* _What is required_: Up to and including the line with "CartesianGrid, ReferenceArea, Label", write out the listing from its first line, minus the pictures.

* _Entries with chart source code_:
■ ■ ■ ■

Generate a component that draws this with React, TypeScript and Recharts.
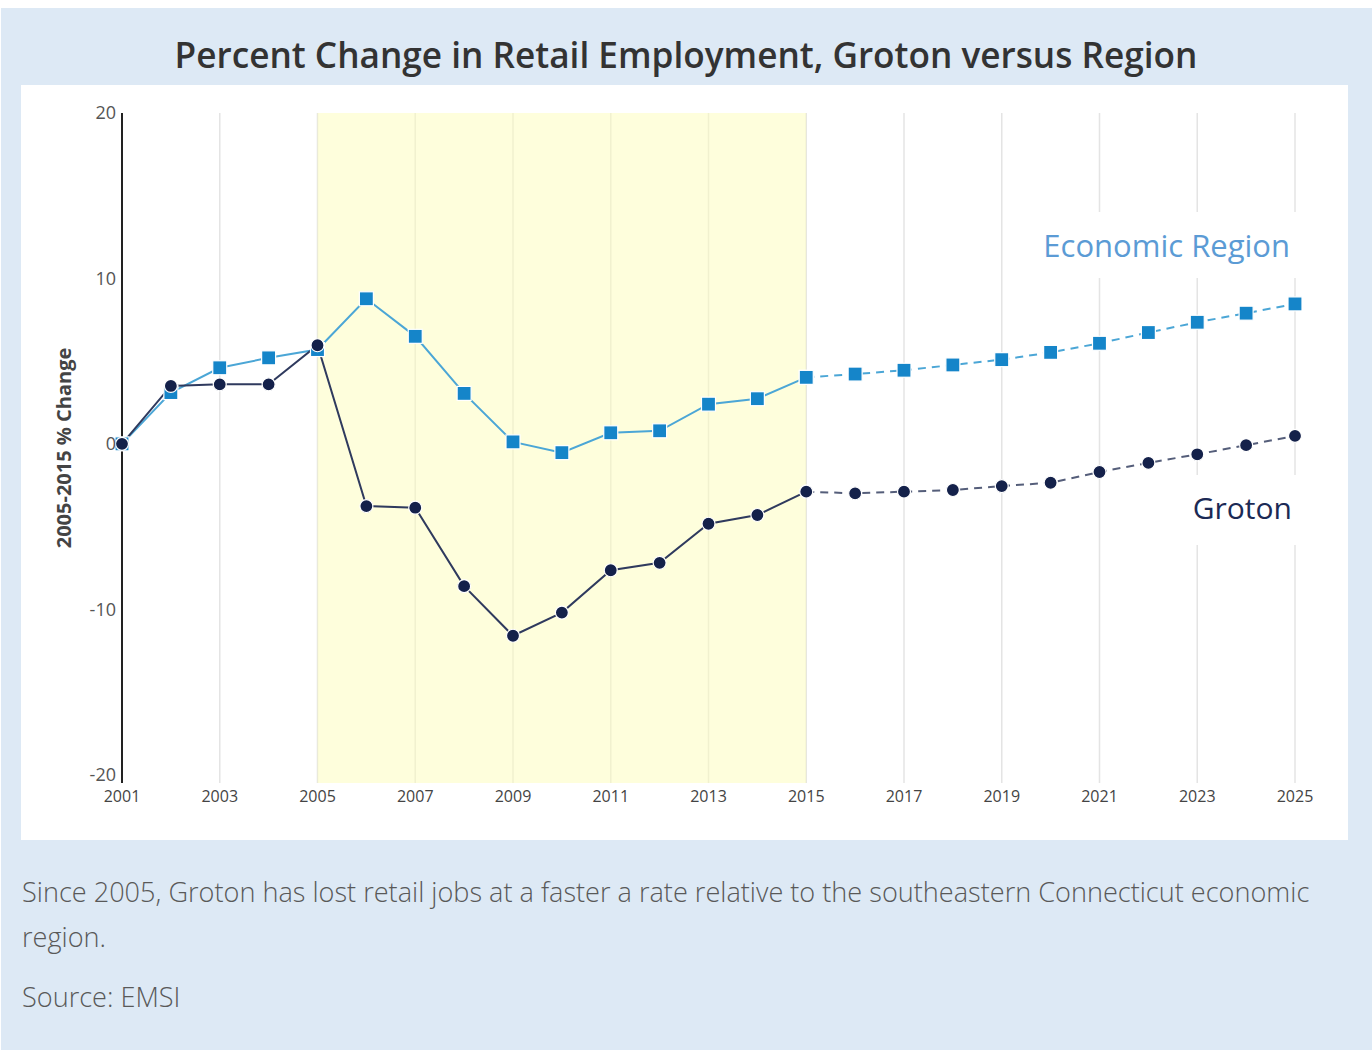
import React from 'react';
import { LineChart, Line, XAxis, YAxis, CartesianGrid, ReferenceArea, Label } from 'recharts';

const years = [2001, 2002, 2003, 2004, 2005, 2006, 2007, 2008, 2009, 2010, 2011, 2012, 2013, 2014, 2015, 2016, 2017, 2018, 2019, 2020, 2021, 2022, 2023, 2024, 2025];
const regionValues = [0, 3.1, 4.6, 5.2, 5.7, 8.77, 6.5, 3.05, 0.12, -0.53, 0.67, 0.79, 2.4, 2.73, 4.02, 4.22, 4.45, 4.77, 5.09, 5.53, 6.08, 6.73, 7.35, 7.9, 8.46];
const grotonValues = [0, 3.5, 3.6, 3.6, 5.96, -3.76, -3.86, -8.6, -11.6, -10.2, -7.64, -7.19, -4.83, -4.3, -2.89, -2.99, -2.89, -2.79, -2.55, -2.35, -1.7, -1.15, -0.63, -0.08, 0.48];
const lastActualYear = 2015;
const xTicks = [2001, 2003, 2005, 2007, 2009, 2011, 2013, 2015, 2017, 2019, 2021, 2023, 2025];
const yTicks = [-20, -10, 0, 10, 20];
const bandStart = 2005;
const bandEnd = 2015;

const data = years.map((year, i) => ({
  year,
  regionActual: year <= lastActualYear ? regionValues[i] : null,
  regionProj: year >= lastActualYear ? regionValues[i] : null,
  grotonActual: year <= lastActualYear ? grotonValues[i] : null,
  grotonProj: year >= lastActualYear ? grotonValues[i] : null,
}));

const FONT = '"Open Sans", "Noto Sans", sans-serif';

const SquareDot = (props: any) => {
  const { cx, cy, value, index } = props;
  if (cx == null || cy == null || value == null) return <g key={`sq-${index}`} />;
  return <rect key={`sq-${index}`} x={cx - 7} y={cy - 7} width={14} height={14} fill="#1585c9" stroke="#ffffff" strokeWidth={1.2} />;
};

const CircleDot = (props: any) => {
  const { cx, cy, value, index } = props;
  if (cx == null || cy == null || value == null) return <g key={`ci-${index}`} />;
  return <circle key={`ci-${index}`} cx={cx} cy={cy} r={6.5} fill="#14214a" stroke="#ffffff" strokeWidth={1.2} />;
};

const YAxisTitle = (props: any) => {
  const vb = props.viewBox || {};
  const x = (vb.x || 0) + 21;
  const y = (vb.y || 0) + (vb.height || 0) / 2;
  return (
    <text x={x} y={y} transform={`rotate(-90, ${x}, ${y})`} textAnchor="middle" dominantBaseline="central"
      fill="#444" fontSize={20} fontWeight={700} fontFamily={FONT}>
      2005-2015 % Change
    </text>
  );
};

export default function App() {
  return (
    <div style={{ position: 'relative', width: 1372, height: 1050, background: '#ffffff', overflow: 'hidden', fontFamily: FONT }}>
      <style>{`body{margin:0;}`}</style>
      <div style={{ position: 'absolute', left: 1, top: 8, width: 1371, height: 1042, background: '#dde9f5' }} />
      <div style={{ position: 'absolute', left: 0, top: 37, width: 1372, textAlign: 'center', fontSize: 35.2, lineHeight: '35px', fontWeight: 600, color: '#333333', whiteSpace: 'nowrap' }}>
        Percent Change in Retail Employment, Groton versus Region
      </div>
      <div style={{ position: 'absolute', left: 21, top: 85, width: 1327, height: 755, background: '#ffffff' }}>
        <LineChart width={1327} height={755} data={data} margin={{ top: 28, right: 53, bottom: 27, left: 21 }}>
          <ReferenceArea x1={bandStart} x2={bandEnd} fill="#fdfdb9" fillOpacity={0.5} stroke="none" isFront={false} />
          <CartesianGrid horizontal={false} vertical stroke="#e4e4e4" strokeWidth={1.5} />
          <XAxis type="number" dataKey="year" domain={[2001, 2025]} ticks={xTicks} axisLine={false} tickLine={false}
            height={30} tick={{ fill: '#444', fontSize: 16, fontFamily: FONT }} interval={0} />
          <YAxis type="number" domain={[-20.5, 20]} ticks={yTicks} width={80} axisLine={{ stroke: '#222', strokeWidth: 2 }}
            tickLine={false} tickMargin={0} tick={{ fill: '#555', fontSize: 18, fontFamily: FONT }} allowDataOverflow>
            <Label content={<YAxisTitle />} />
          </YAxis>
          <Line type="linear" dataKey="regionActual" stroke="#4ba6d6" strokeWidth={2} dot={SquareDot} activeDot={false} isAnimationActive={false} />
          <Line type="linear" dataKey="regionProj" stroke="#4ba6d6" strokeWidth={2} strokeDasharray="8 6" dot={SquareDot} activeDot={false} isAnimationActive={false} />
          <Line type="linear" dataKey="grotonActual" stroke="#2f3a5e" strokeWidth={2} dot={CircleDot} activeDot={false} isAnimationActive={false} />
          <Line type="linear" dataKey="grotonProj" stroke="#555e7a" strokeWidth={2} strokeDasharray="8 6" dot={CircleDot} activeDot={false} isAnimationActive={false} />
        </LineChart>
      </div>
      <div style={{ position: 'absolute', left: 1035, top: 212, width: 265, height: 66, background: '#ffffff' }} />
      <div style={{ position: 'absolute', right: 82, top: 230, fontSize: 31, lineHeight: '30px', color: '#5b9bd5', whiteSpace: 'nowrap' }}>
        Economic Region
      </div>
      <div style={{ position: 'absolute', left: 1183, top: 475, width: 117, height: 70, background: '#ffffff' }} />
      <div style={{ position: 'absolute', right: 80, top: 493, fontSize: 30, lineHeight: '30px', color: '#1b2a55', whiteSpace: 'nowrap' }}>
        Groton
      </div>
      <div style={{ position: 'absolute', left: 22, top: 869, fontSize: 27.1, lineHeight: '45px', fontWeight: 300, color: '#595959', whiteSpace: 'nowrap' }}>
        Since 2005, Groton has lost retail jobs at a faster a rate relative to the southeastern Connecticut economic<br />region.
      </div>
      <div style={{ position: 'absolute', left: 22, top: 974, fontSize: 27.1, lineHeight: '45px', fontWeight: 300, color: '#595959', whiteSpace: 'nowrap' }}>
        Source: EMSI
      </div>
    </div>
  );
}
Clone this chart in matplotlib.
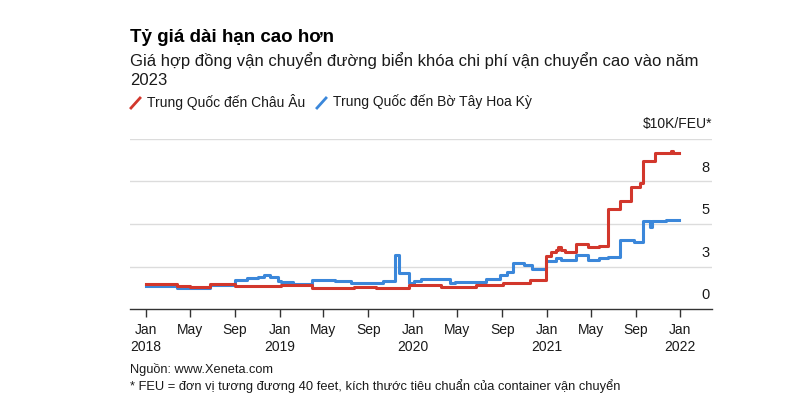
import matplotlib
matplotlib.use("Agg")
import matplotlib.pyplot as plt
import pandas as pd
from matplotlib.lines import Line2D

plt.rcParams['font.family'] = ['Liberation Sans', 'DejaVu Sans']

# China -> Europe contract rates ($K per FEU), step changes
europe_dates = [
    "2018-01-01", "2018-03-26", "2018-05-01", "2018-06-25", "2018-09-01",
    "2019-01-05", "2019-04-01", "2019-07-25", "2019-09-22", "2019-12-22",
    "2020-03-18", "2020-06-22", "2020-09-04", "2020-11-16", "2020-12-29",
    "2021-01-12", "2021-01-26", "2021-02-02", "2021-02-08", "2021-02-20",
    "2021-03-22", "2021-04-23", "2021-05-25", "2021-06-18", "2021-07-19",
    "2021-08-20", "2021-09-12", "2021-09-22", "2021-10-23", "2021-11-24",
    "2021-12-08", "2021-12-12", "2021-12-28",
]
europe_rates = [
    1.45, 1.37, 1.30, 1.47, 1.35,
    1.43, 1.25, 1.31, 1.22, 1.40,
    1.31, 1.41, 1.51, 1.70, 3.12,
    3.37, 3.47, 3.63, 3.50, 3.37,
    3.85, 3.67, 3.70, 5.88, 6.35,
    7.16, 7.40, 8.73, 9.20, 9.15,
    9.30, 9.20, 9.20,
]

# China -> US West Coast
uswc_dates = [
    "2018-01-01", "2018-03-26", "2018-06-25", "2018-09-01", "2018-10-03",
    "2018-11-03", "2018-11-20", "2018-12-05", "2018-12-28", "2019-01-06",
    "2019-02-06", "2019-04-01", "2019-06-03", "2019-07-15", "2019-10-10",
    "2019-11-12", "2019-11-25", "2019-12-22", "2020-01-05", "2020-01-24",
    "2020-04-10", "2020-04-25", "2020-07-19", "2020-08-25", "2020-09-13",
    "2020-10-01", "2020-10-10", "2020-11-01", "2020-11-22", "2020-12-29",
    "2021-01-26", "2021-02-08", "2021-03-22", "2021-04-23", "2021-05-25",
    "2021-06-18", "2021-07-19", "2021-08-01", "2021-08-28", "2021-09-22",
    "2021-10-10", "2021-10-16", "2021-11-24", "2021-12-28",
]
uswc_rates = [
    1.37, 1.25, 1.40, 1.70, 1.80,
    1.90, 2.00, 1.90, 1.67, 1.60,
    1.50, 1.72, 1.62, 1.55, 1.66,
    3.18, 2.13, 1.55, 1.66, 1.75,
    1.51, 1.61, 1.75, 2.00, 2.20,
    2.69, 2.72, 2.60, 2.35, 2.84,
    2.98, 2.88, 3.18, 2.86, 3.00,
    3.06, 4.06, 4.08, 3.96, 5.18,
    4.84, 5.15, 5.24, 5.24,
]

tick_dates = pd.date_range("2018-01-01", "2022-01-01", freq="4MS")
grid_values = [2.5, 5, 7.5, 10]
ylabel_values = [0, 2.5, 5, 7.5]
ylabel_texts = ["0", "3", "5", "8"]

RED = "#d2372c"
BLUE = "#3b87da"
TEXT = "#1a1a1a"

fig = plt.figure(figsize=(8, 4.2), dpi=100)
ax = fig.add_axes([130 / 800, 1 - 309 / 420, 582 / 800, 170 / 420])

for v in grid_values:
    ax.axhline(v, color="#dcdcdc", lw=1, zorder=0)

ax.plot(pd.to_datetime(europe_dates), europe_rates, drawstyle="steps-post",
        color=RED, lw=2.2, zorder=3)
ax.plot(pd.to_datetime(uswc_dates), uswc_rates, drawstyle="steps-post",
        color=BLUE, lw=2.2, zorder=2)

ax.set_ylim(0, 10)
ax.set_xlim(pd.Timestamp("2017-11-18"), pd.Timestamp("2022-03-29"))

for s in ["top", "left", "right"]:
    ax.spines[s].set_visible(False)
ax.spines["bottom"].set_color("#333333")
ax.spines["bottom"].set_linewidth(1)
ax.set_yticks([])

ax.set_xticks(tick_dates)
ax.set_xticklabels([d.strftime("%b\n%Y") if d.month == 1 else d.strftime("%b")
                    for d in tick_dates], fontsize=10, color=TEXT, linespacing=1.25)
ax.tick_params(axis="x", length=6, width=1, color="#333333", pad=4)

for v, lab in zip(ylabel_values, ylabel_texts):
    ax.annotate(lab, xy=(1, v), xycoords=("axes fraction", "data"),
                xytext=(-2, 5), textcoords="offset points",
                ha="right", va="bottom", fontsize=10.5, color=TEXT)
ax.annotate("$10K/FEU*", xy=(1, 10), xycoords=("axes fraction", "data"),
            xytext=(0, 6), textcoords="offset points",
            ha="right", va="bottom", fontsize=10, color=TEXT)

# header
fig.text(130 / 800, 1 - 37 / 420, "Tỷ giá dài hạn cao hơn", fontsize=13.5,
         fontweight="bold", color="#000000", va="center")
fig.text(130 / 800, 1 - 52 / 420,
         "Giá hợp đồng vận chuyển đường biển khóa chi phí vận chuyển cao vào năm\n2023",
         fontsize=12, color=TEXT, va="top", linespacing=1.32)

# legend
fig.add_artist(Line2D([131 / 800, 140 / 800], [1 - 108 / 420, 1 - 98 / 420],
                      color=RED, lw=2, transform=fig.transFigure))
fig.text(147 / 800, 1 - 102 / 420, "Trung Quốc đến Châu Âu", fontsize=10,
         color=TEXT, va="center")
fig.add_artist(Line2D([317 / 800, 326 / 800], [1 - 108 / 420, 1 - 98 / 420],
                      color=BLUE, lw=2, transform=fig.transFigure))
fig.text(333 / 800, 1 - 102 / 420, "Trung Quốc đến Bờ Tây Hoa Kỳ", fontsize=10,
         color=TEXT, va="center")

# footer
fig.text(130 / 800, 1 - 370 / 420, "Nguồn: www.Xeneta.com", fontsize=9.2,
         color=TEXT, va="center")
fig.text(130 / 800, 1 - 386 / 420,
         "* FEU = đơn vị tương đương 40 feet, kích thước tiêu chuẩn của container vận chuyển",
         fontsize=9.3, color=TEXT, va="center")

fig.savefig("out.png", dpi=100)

■ ■ ■ ■

* _Response to this exercise_:
Generate a component that draws this with React, TypeScript and Recharts.
import React from 'react';
import { LineChart, Line, XAxis, YAxis, CartesianGrid, ReferenceArea, Label } from 'recharts';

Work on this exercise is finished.